▶ [Exercise description] All of the records below should be output exactly.

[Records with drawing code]
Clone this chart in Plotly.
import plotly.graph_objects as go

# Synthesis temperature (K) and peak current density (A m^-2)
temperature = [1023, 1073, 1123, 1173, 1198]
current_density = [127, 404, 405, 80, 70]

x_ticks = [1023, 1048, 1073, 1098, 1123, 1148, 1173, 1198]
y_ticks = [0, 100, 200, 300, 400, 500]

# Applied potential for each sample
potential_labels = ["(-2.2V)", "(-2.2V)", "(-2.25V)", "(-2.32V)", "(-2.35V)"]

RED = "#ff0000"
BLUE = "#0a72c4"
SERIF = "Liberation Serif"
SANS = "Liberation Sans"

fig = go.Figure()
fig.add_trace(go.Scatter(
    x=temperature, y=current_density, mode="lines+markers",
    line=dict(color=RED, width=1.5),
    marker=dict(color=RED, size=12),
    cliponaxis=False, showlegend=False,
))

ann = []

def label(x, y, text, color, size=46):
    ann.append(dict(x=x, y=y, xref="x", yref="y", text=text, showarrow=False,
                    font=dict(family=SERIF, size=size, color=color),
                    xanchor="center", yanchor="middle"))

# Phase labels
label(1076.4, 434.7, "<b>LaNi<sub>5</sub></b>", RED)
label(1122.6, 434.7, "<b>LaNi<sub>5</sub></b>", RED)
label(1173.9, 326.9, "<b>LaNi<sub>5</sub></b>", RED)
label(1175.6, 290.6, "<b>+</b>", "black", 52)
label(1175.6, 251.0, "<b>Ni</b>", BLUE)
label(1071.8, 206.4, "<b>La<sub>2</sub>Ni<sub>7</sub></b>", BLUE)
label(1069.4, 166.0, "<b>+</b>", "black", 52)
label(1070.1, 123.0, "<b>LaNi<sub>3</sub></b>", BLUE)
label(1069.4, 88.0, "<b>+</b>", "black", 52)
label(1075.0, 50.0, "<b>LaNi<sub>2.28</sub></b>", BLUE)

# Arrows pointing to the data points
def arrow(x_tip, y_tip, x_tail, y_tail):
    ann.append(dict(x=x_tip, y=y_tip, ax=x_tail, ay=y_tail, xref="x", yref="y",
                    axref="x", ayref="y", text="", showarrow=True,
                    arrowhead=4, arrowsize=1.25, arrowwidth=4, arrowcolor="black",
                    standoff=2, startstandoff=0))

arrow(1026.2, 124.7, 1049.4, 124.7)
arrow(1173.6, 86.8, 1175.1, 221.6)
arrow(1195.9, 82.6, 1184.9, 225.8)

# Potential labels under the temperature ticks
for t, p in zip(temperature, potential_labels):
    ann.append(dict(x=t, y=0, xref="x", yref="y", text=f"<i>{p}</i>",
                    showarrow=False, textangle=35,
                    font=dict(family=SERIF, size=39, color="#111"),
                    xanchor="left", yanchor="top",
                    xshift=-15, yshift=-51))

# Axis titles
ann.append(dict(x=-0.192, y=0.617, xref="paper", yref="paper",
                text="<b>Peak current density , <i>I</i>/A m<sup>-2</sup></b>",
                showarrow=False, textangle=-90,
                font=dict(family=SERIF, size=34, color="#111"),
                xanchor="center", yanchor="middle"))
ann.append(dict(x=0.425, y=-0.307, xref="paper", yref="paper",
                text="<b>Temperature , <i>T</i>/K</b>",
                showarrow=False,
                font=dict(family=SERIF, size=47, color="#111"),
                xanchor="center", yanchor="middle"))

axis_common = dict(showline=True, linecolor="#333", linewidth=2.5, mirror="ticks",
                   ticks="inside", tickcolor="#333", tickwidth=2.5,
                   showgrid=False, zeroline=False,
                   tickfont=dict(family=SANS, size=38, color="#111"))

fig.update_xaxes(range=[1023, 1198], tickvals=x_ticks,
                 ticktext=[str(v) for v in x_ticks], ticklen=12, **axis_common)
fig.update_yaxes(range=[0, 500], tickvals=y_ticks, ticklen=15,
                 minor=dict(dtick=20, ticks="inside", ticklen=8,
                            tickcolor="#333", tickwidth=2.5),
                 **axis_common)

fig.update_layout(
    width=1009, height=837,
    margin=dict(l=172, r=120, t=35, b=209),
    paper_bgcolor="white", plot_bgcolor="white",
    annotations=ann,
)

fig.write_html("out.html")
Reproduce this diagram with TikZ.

▶ [Reply]
Clone this chart in Plotly.
import plotly.graph_objects as go

# Synthesis temperature (K) and peak current density (A m^-2)
temperature = [1023, 1073, 1123, 1173, 1198]
current_density = [127, 404, 405, 80, 70]

x_ticks = [1023, 1048, 1073, 1098, 1123, 1148, 1173, 1198]
y_ticks = [0, 100, 200, 300, 400, 500]

# Applied potential for each sample
potential_labels = ["(-2.2V)", "(-2.2V)", "(-2.25V)", "(-2.32V)", "(-2.35V)"]

RED = "#ff0000"
BLUE = "#0a72c4"
SERIF = "Liberation Serif"
SANS = "Liberation Sans"

fig = go.Figure()
fig.add_trace(go.Scatter(
    x=temperature, y=current_density, mode="lines+markers",
    line=dict(color=RED, width=1.5),
    marker=dict(color=RED, size=12),
    cliponaxis=False, showlegend=False,
))

ann = []

def label(x, y, text, color, size=46):
    ann.append(dict(x=x, y=y, xref="x", yref="y", text=text, showarrow=False,
                    font=dict(family=SERIF, size=size, color=color),
                    xanchor="center", yanchor="middle"))

# Phase labels
label(1076.4, 434.7, "<b>LaNi<sub>5</sub></b>", RED)
label(1122.6, 434.7, "<b>LaNi<sub>5</sub></b>", RED)
label(1173.9, 326.9, "<b>LaNi<sub>5</sub></b>", RED)
label(1175.6, 290.6, "<b>+</b>", "black", 52)
label(1175.6, 251.0, "<b>Ni</b>", BLUE)
label(1071.8, 206.4, "<b>La<sub>2</sub>Ni<sub>7</sub></b>", BLUE)
label(1069.4, 166.0, "<b>+</b>", "black", 52)
label(1070.1, 123.0, "<b>LaNi<sub>3</sub></b>", BLUE)
label(1069.4, 88.0, "<b>+</b>", "black", 52)
label(1075.0, 50.0, "<b>LaNi<sub>2.28</sub></b>", BLUE)

# Arrows pointing to the data points
def arrow(x_tip, y_tip, x_tail, y_tail):
    ann.append(dict(x=x_tip, y=y_tip, ax=x_tail, ay=y_tail, xref="x", yref="y",
                    axref="x", ayref="y", text="", showarrow=True,
                    arrowhead=4, arrowsize=1.25, arrowwidth=4, arrowcolor="black",
                    standoff=2, startstandoff=0))

arrow(1026.2, 124.7, 1049.4, 124.7)
arrow(1173.6, 86.8, 1175.1, 221.6)
arrow(1195.9, 82.6, 1184.9, 225.8)

# Potential labels under the temperature ticks
for t, p in zip(temperature, potential_labels):
    ann.append(dict(x=t, y=0, xref="x", yref="y", text=f"<i>{p}</i>",
                    showarrow=False, textangle=35,
                    font=dict(family=SERIF, size=39, color="#111"),
                    xanchor="left", yanchor="top",
                    xshift=-15, yshift=-51))

# Axis titles
ann.append(dict(x=-0.192, y=0.617, xref="paper", yref="paper",
                text="<b>Peak current density , <i>I</i>/A m<sup>-2</sup></b>",
                showarrow=False, textangle=-90,
                font=dict(family=SERIF, size=34, color="#111"),
                xanchor="center", yanchor="middle"))
ann.append(dict(x=0.425, y=-0.307, xref="paper", yref="paper",
                text="<b>Temperature , <i>T</i>/K</b>",
                showarrow=False,
                font=dict(family=SERIF, size=47, color="#111"),
                xanchor="center", yanchor="middle"))

axis_common = dict(showline=True, linecolor="#333", linewidth=2.5, mirror="ticks",
                   ticks="inside", tickcolor="#333", tickwidth=2.5,
                   showgrid=False, zeroline=False,
                   tickfont=dict(family=SANS, size=38, color="#111"))

fig.update_xaxes(range=[1023, 1198], tickvals=x_ticks,
                 ticktext=[str(v) for v in x_ticks], ticklen=12, **axis_common)
fig.update_yaxes(range=[0, 500], tickvals=y_ticks, ticklen=15,
                 minor=dict(dtick=20, ticks="inside", ticklen=8,
                            tickcolor="#333", tickwidth=2.5),
                 **axis_common)

fig.update_layout(
    width=1009, height=837,
    margin=dict(l=172, r=120, t=35, b=209),
    paper_bgcolor="white", plot_bgcolor="white",
    annotations=ann,
)

fig.write_html("out.html")
Reproduce this diagram with TikZ.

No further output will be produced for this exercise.